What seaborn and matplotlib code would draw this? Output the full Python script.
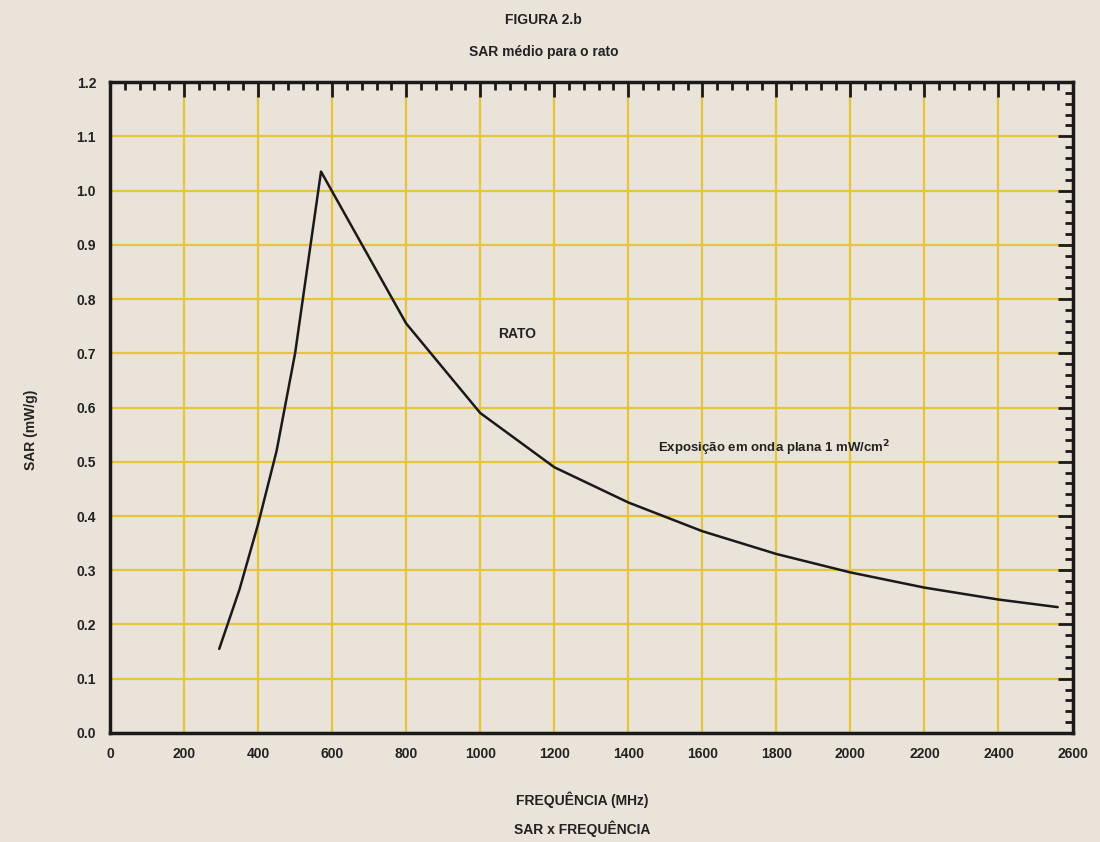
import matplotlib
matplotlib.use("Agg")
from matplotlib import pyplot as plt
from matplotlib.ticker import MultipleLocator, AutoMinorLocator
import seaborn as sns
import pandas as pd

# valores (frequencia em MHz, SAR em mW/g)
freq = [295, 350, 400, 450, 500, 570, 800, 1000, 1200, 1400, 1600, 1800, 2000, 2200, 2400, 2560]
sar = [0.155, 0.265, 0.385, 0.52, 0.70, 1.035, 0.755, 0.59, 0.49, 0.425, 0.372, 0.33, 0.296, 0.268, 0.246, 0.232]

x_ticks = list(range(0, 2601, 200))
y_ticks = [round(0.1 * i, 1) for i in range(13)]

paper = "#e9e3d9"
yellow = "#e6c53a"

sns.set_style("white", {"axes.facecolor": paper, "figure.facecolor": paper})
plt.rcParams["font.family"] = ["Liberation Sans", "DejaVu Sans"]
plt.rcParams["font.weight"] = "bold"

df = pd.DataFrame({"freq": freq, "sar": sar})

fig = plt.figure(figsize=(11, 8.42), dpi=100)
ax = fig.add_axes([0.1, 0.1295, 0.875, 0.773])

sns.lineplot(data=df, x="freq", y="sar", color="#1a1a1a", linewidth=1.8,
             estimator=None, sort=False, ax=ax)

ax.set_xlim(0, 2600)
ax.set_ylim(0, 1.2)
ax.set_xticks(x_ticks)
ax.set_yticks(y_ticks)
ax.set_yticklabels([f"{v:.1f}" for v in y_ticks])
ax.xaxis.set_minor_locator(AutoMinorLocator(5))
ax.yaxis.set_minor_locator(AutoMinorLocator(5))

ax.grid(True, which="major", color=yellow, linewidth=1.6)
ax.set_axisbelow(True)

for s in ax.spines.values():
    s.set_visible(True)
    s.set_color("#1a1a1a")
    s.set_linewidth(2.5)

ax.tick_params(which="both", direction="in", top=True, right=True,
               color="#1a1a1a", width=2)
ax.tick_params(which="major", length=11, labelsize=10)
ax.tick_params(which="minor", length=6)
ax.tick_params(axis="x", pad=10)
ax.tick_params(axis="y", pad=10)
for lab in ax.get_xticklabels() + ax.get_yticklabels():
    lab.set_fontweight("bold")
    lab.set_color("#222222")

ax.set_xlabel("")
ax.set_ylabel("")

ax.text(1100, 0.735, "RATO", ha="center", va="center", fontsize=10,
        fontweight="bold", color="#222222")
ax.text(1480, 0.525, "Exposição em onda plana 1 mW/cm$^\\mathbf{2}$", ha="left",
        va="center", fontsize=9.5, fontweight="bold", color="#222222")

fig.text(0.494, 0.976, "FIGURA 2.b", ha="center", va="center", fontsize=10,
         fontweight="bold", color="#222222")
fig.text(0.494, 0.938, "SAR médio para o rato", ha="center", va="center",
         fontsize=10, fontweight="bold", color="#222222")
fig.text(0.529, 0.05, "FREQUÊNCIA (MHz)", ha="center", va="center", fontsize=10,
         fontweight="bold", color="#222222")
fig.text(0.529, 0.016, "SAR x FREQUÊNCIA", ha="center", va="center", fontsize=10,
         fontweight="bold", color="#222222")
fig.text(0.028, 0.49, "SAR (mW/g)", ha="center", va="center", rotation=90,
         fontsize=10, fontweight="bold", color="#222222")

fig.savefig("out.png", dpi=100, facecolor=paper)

## WHAT IS EXPECTED
Copy out every line of the material above that mentions the word "matplotlib".

## TASK SOLUTION
What seaborn and matplotlib code would draw this? Output the full Python script.
import matplotlib
matplotlib.use("Agg")
from matplotlib import pyplot as plt
from matplotlib.ticker import MultipleLocator, AutoMinorLocator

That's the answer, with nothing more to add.